OBJECTIVE:
Repeat only the lines below that run from the line with "Clone this chart" to the line with "XAxis, YAxis, CartesianGrid", ends included; skip every picture.

RECORDS FOR THIS TASK:
· · · · ·

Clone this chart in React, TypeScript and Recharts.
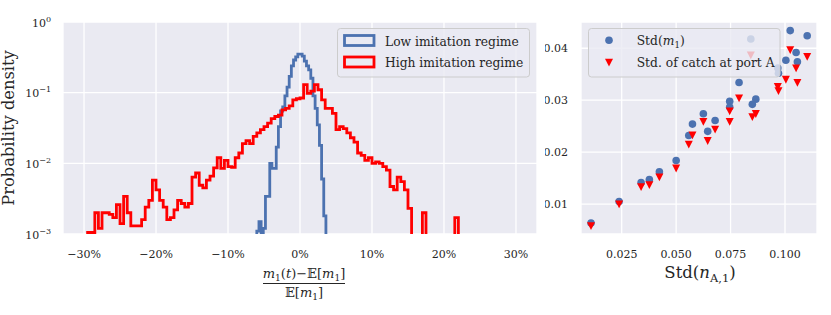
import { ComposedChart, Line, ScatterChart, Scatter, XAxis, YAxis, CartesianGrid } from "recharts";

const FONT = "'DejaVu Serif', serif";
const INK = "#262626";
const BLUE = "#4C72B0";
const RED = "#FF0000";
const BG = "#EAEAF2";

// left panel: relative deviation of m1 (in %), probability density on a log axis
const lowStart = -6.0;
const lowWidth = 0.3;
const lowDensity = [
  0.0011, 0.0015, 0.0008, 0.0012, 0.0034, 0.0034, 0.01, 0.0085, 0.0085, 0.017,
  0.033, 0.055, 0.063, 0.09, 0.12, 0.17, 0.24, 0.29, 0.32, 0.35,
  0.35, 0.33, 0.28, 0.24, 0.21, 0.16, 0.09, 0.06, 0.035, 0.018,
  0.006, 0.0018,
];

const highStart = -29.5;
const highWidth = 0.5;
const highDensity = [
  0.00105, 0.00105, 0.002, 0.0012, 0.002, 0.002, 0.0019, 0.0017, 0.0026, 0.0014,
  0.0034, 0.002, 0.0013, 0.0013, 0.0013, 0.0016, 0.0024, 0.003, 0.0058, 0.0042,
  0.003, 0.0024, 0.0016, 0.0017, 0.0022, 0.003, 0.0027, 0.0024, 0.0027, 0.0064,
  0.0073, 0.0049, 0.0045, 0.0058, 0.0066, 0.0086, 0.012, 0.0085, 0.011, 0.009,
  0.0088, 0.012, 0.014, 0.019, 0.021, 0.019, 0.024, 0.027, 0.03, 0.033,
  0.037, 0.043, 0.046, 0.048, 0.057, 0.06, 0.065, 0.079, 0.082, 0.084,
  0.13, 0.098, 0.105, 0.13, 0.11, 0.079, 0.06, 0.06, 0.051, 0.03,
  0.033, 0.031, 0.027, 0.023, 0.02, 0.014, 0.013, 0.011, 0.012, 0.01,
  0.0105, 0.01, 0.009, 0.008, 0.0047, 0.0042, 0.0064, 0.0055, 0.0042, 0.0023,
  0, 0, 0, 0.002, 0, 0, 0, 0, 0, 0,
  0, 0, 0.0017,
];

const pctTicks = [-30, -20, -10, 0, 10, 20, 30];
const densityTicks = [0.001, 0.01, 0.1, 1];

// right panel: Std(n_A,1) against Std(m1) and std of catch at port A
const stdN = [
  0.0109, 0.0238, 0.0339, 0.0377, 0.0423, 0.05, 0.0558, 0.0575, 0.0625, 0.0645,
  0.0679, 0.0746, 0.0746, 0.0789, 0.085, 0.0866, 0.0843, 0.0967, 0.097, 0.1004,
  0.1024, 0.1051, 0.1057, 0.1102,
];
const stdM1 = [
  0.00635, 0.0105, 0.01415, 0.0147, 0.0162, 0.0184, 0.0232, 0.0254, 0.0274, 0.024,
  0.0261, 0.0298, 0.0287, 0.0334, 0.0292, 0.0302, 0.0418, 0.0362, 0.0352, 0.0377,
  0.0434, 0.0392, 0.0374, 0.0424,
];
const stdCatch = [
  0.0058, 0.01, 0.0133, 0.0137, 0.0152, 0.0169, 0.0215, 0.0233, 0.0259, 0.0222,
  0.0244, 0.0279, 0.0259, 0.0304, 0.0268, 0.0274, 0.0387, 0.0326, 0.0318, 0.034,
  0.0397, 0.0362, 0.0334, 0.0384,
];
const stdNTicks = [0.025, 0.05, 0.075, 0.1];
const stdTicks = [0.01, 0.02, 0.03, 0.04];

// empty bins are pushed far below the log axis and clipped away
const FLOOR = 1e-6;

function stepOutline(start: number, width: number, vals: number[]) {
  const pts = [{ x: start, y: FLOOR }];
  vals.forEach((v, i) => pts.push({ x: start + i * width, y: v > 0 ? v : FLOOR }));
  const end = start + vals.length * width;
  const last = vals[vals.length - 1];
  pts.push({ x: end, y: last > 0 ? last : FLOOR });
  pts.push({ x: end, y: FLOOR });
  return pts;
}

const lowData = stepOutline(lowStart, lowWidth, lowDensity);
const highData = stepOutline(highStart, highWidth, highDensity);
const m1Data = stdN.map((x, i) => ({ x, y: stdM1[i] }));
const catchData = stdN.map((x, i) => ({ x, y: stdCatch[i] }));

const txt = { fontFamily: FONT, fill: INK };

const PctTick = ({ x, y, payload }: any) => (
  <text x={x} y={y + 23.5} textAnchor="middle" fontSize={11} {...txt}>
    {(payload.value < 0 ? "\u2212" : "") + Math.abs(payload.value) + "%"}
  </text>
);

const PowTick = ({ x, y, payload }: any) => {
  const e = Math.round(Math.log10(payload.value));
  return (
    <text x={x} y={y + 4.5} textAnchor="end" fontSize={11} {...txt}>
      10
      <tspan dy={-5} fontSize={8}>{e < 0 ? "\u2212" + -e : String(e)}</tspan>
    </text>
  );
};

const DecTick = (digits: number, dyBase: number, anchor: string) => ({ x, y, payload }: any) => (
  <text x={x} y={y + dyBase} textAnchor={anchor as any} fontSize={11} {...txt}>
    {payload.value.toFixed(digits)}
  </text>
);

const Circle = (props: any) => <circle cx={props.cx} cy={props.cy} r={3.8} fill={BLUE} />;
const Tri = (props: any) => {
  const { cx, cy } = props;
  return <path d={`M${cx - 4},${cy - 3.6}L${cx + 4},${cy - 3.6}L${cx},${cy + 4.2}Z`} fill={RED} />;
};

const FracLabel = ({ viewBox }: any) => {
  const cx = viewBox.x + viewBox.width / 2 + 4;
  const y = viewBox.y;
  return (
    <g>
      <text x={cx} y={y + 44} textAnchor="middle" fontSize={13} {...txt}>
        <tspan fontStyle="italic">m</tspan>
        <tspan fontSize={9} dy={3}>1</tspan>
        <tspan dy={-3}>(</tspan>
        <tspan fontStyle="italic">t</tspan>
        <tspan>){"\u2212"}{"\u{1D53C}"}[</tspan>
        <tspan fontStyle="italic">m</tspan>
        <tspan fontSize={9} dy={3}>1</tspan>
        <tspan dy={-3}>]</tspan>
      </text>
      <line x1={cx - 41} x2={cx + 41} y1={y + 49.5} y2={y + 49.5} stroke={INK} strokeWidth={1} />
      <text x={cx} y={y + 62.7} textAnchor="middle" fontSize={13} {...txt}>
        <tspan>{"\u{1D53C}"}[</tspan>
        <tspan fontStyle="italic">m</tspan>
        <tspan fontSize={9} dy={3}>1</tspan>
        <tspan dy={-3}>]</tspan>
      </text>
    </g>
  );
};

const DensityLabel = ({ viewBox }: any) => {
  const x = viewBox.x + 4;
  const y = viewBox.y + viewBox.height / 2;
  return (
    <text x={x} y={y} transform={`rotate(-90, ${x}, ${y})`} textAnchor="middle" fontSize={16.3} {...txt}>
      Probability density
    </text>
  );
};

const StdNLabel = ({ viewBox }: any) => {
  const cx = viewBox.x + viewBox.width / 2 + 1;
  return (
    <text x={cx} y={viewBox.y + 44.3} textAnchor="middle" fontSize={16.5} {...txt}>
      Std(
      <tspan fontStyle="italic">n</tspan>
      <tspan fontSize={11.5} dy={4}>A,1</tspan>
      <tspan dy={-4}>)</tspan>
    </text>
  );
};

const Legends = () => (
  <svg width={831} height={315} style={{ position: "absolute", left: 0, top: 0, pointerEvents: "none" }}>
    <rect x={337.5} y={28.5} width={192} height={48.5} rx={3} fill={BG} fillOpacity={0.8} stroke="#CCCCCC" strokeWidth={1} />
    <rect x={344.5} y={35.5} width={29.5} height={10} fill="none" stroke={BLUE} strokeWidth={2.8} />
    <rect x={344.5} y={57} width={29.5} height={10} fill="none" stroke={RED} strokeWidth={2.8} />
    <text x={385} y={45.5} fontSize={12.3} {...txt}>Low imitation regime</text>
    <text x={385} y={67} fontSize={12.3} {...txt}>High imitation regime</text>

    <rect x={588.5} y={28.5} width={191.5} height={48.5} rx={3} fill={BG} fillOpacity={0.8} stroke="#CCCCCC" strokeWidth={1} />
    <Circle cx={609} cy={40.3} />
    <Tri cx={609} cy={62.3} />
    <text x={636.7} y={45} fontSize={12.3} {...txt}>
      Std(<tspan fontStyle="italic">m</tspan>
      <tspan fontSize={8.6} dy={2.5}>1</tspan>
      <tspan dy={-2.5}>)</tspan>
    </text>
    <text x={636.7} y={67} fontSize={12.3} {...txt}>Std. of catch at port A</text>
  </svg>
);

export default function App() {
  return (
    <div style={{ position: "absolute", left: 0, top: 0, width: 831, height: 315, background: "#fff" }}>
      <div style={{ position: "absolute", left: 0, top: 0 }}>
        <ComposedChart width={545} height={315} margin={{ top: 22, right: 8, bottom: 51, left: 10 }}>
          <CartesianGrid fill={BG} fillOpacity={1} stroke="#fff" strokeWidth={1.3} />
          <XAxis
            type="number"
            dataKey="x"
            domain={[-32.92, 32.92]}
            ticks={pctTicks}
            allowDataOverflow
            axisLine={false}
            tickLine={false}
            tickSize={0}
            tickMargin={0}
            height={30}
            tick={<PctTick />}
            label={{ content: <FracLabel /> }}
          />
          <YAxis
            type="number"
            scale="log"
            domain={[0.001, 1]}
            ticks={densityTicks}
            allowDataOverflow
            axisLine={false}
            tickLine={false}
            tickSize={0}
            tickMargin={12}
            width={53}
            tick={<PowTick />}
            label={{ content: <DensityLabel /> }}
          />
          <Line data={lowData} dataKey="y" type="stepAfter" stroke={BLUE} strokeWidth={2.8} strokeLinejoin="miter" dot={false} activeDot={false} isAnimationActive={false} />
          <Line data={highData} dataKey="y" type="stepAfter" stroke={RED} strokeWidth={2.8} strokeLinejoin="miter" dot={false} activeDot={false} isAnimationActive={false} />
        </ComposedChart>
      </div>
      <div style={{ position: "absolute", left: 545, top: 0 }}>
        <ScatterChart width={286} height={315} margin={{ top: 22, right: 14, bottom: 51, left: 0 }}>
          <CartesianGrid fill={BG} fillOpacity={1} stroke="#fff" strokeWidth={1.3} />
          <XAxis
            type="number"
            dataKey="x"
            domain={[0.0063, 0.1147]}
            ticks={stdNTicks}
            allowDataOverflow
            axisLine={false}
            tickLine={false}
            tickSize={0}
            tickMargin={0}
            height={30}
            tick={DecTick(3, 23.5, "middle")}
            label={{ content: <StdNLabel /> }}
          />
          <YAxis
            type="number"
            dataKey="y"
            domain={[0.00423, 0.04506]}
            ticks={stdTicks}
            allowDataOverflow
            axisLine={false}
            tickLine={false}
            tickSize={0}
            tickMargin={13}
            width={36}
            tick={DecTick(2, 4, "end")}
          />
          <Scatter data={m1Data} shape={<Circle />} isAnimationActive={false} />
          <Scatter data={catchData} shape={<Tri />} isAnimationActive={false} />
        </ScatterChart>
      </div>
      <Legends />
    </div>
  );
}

· · · · ·

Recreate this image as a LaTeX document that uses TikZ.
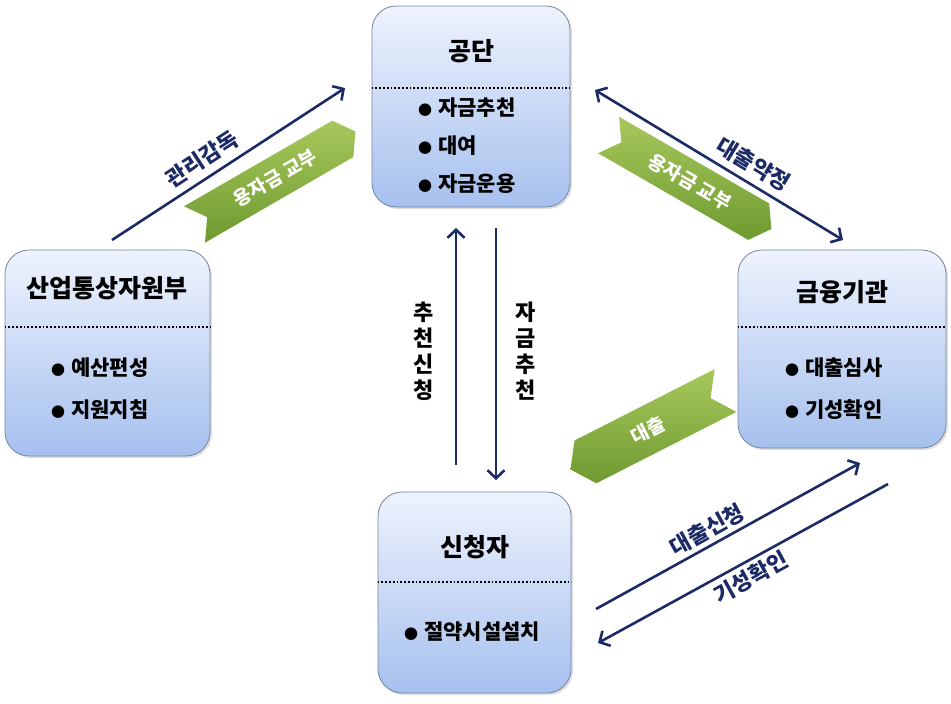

· · · · ·

RESPONSE TO THIS EXERCISE:
Clone this chart in React, TypeScript and Recharts.
import { ComposedChart, Line, ScatterChart, Scatter, XAxis, YAxis, CartesianGrid } from "recharts";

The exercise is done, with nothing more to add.